Amer Sports 2018 Q2 Financials
Amer CEO, Heikki Takala summarised the position to date:
"We titled the presentation Normal Q2, our strategic priorities are delivering and we have a solid view on the H2. And in a nutshell, the year 2018 for us is very much the pattern of 2017, the way that we delivered last year. So H1, actually – so indeed a normal Q2. We grew sales by 2% in local currencies. And as a reminder, the Q2 is always in-season orders. We don’t deliver any pickups or actually any pre-orders. EBIT was down a few million versus a year ago. More importantly, it always reflects our spending in H2 and beyond. So when we have visibility of the pre-orders and the order books for the second half of the year and into 2019, then we spend accordingly. Working capital, very much the same. We – typically in Q2, we prepare for those pre-orders and we built inventory to deliver in Q3 and Q4.
"Going into the kind of second topic, the strategic priorities, they are delivering well. Our direct consumer was up 15% for the quarter. And within that, own retail up 11% and e-commerce up 22%, so a solid transformation going on there. Modern sales channels are 30% of the sales given for this quarter. And just to remind, the modern sales channels consists of own retail, e- commerce, e-tail and click-and-mortar. And, again, as a reminder, just six, seven years ago, we did not have modern sales channels at all, so this number was basically close to zero.
"Importantly, our trades delivered a very strong quarter, up strong double-digits, and the order book for the second half is strong and the indications going into 2019 continue to be strong. China, solid 21% growth, very much in line with our collide target. And, very encouragingly, the USA is starting to rebound and we’re looking at a return to up to mid single-digits growth after a couple
of flat years following the wholesale disruption which took place in this US market.
"Just a final point, we are always in a long-term sustainable growth mode. And currently, we are still consolidating the footwear distribution. We’re cleaning up some of this lower-quality distributions, and that’s taking its toll in the current year top line. Importantly, in the United States, where the footprint is healthy, we continue to grow at double-digit rate in footwear, so the reduction is mainly impacting EMEA. Going into 2019, we actually see things improving quite well, so we are encouraged by the actions we are taking.

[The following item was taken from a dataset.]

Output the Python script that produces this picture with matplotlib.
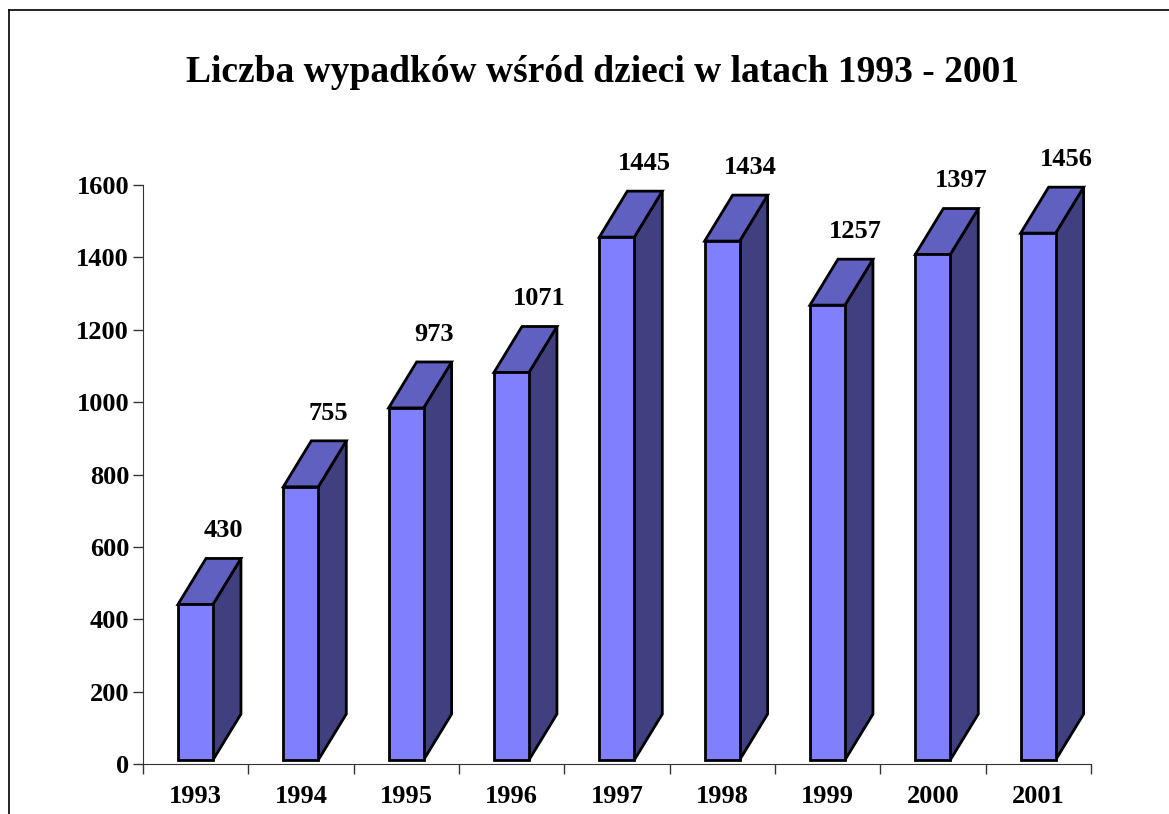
import matplotlib
matplotlib.use("Agg")
import matplotlib.pyplot as plt
from matplotlib.lines import Line2D

# dane z wykresu
lata = ["1993", "1994", "1995", "1996", "1997", "1998", "1999", "2000", "2001"]
wypadki = [430, 755, 973, 1071, 1445, 1434, 1257, 1397, 1456]
y_ticks = [0, 200, 400, 600, 800, 1000, 1200, 1400, 1600]

plt.rcParams['font.family'] = ['Liberation Serif', 'DejaVu Serif']
plt.rcParams['font.weight'] = 'bold'

fig = plt.figure(figsize=(11.69, 8.14), dpi=100)
W, H = 1169, 814
ax = fig.add_axes([143 / W, (H - 764) / H, (1091 - 143) / W, (764 - 185) / H])

# kolory slupkow 3D (styl Excela)
c_front = "#8080FF"
c_top = "#6060C0"
c_side = "#404080"

base = 11      # przod slupka lekko nad osia
dx = 0.266     # glebokosc w poziomie (kategorie)
dy = 127       # glebokosc w pionie (jednostki danych)

for i, v in enumerate(wypadki):
    x0 = i - 0.5 + 0.332
    x1 = i - 0.5 + 0.664
    top = v + base
    # bok
    ax.fill([x1, x1 + dx, x1 + dx, x1], [base, base + dy, top + dy, top],
            facecolor=c_side, edgecolor="black", linewidth=2, clip_on=False, zorder=2)
    # gora
    ax.fill([x0, x1, x1 + dx, x0 + dx], [top, top, top + dy, top + dy],
            facecolor=c_top, edgecolor="black", linewidth=2, clip_on=False, zorder=2)
    # przod
    ax.fill([x0, x1, x1, x0], [base, base, top, top],
            facecolor=c_front, edgecolor="black", linewidth=2, clip_on=False, zorder=3)
    ax.annotate(str(v), ((x0 + x1) / 2 + dx, top + dy), xytext=(0, 20),
                textcoords="offset points", ha="center", va="center",
                fontsize=19, fontweight="bold", annotation_clip=False)

ax.set_xlim(-0.5, len(lata) - 0.5)
ax.set_ylim(0, 1600)
ax.set_yticks(y_ticks)
ax.set_xticks(range(len(lata)))
ax.set_xticklabels(lata)
ax.set_xticks([i - 0.5 for i in range(len(lata) + 1)], minor=True)
ax.tick_params(axis="x", which="major", length=0, pad=15, labelsize=19)
ax.tick_params(axis="x", which="minor", length=7, width=1, color="#333333")
ax.tick_params(axis="y", length=7, width=1, pad=3, labelsize=19, color="#333333")
for lab in ax.get_xticklabels() + ax.get_yticklabels():
    lab.set_fontweight("bold")

ax.spines["top"].set_visible(False)
ax.spines["right"].set_visible(False)
ax.spines["left"].set_color("#333333")
ax.spines["bottom"].set_color("#333333")
ax.patch.set_alpha(0)

fig.text(602 / W, 1 - 72 / H, "Liczba wypadków wśród dzieci w latach 1993 - 2001",
         ha="center", va="center", fontsize=27, fontweight="bold")

# ramka wykresu (lewa i gorna krawedz)
fig.add_artist(Line2D([9 / W, 9 / W], [0, 1 - 10 / H], transform=fig.transFigure,
                      color="black", linewidth=1.2))
fig.add_artist(Line2D([9 / W, 1], [1 - 10 / H, 1 - 10 / H], transform=fig.transFigure,
                      color="black", linewidth=1.2))

fig.savefig("out.png", dpi=100)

"Then moving onto the full year, so looking at H2, we are actually having a solid view. We’re expecting double-digit growth in many of the areas of the company, and that’s backed up by the pre-orders and the order books we have in place. Winter sport equipment is looking at approximately 10% pre-order growth. Arc’teryx is up strong double-digit growth in the pre-orders and order book, and Suunto sports instrument continues to grow well as the building blocks are well laid out for the second half of the year.
"Importantly, Precor, whilst having delivered a relatively flattish H1, we now start to get benefits from the expansion into the budget segment, and we’ve just won the largest ever two-year customer contract in Precor’s history. It’s a customer called Planet Fitness, which is the largest low-cost operator in the United States and in the world, and we expect that the contract could be worth at least $30 million over the two-year duration cycle.
"Finally, we added Peak Performance to the company’s portfolio as of Q3, so we closed the deal. And now, it will be accretive to our growth and to our profits as of Q3. The building blocks are quite well in place, including, of course, all of the transformation areas which continue to drive the business forward.
"And then just one point on Peak Performance. This indeed accelerates our strategic transformation, and especially so in the areas of self-goods and direct-to-consumer, and, of course, we need to mention the female consumer, where it’s heavily weighted. And, of course, the Peak Performance takes the company towards areas of faster growth and profitability as well as better asset efficiency. We can take a deeper look into Peak Performance in this September capital markets day, so not more about it here today."